Published: Tue Nov 3 2020 10:00 AM
Recent data and observations from Mt Ruapehu crater lake (Te Wai ā-moe) indicates that the lake temperature is now rising and currently around 22°C. Volcanic activity at Mt Ruapehu remains low and the Volcanic Alert Level remains at Level 1.
Typically, over periods of months Ruapehu’s Crater Lake (Te Wai ā-moe) has heating and cooling cycles. In late September the lake had cooled to around 12 °C marking the low point of the cycle. Since mid-October the lake has been warming slowly and has now reached 22 °C. The lake is overflowing via the outlet. These are normal observations for the start of a heating cycle.
Chemical analysis of lake water collected on 9 October showed no significant changes in the makeup of the lake waters since the previous sample was collected on 9 August. The pH remains at 0.8, having ranged between 0.7 and 0.9 over the last 6 years. Other key chemical indicators such as the respective water concentrations in Mg (magnesium) and Cl (chloride) can be used to track whether the uprising fluids travel through new fractures or in the proximity of magma. These indicators have not varied significantly in the last 4-5 years. In other words, the lake water chemistry has largely remained chemically similar throughout this period.
Our interpretation of these observations is that the underlying vent areas are open to volcanic gases and geothermal fluids entering the lake and reacting with rock in the vents.
The intensity of volcanic tremor has remained weak over the past three months, and small earthquakes continue to be located in the vicinity of Mt Ruapehu.

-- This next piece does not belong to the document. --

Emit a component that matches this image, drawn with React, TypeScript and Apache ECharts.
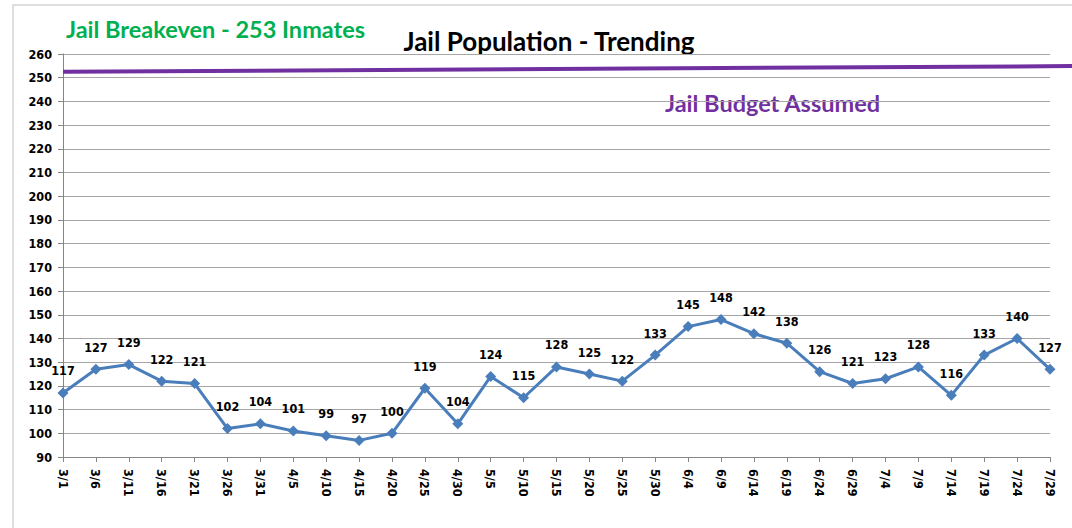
import React, { useEffect, useRef } from "react";
import * as echarts from "echarts";

const categories = [
  "3/1", "3/6", "3/11", "3/16", "3/21", "3/26", "3/31", "4/5", "4/10", "4/15", "4/20",
  "4/25", "4/30", "5/5", "5/10", "5/15", "5/20", "5/25", "5/30", "6/4", "6/9", "6/14",
  "6/19", "6/24", "6/29", "7/4", "7/9", "7/14", "7/19", "7/24", "7/29",
];
const population = [
  117, 127, 129, 122, 121, 102, 104, 101, 99, 97, 100,
  119, 104, 124, 115, 128, 125, 122, 133, 145, 148, 142,
  138, 126, 121, 123, 128, 116, 133, 140, 127,
];
// Budget line read at its start and end (x as fraction of its span)
const budgetLine = [
  [0, 252.5],
  [1, 254.9],
];
const yMin = 90;
const yMax = 260;
const yInterval = 10;

const titleText = "Jail Population - Trending";
const breakevenText = "Jail Breakeven - 253 Inmates";
const budgetText = "Jail Budget Assumed";

const tickFont = "'DejaVu Sans Condensed', 'DejaVu Sans', sans-serif";

export default function App() {
  const ref = useRef<HTMLDivElement>(null);

  useEffect(() => {
    document.body.style.margin = "0";
    if (!ref.current) return;
    const chart = echarts.init(ref.current, null, { renderer: "svg" });
    chart.setOption({
      animation: false,
      backgroundColor: "#ffffff",
      grid: [
        { left: 63, right: 22, top: 54, bottom: 71, containLabel: false },
        { left: 63, right: 0, top: 54, bottom: 71, containLabel: false },
      ],
      xAxis: [
        {
          type: "category",
          gridIndex: 0,
          data: categories,
          boundaryGap: false,
          axisLine: { show: true, lineStyle: { color: "#868686", width: 1 } },
          axisTick: { show: true, length: 5, inside: false, alignWithLabel: true, lineStyle: { color: "#868686" } },
          axisLabel: {
            rotate: -90,
            margin: 12,
            interval: 0,
            color: "#000",
            fontFamily: tickFont,
            fontWeight: "bold",
            fontSize: 12.5,
          },
          splitLine: { show: false },
        },
        { type: "value", gridIndex: 1, min: 0, max: 1, show: false },
      ],
      yAxis: [
        {
          type: "value",
          gridIndex: 0,
          min: yMin,
          max: yMax,
          interval: yInterval,
          axisLine: { show: true, lineStyle: { color: "#868686", width: 1 } },
          axisTick: { show: true, length: 5, inside: false, lineStyle: { color: "#868686" } },
          axisLabel: {
            margin: 11,
            color: "#000",
            fontFamily: tickFont,
            fontWeight: "bold",
            fontSize: 12.5,
          },
          splitLine: { show: true, lineStyle: { color: "#a6a6a6", width: 1 } },
        },
        { type: "value", gridIndex: 1, min: yMin, max: yMax, show: false },
      ],
      series: [
        {
          name: "Jail Budget Assumed",
          type: "line",
          xAxisIndex: 1,
          yAxisIndex: 1,
          data: budgetLine,
          symbol: "none",
          lineStyle: { color: "#7030A0", width: 4 },
          silent: true,
          z: 3,
        },
        {
          name: "Jail Population",
          type: "line",
          xAxisIndex: 0,
          yAxisIndex: 0,
          data: population,
          symbol: "diamond",
          symbolSize: 11,
          itemStyle: { color: "#4A7EBB" },
          lineStyle: { color: "#4A7EBB", width: 3 },
          label: {
            show: true,
            position: "top",
            distance: 10,
            color: "#000",
            fontFamily: tickFont,
            fontWeight: "bold",
            fontSize: 12.5,
          },
          z: 4,
        },
      ],
      graphic: [
        {
          type: "rect",
          shape: { x: 13, y: 5, width: 1200, height: 700 },
          style: { fill: "none", stroke: "#d4d4d4", lineWidth: 1.5 },
          silent: true,
          z: 0,
        },
        {
          type: "text",
          x: 549,
          y: 41,
          style: {
            text: titleText,
            fill: "#000",
            font: "bold 26px Lato",
            align: "center",
            verticalAlign: "middle",
          },
        },
        {
          type: "text",
          x: 66,
          y: 29,
          style: {
            text: breakevenText,
            fill: "#00B050",
            font: "bold 23.5px Lato",
            align: "left",
            verticalAlign: "middle",
          },
        },
        {
          type: "text",
          x: 665,
          y: 103,
          style: {
            text: budgetText,
            fill: "#7030A0",
            font: "bold 23.5px Lato",
            align: "left",
            verticalAlign: "middle",
          },
        },
      ],
    });
    return () => chart.dispose();
  }, []);

  return (
    <div
      ref={ref}
      style={{ position: "absolute", left: 0, top: 0, width: 1072, height: 528 }}
    />
  );
}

None of these observations are unusual for Mt Ruapehu. All observations over the past months indicate that the volcano remains in a general state of minor unrest.
The Volcanic Alert Level remains at Level 1. The Volcanic Alert Level reflects the current level of volcanic activity and is not a forecast of future activity. Mt Ruapehu is an active volcano and has the potential to erupt with little or no warning when in a state of volcanic unrest. There is no change in the Aviation Colour Code and it remains at Green.
GNS Science and the National Geohazards Monitoring Centre continue to closely monitor volcanic activity at Mt Ruapehu with the GeoNet network of seismic and acoustic sensors, GPS receivers, sensors in the lake and visits to the lake area, and flights to collect and analyse volcanic gases.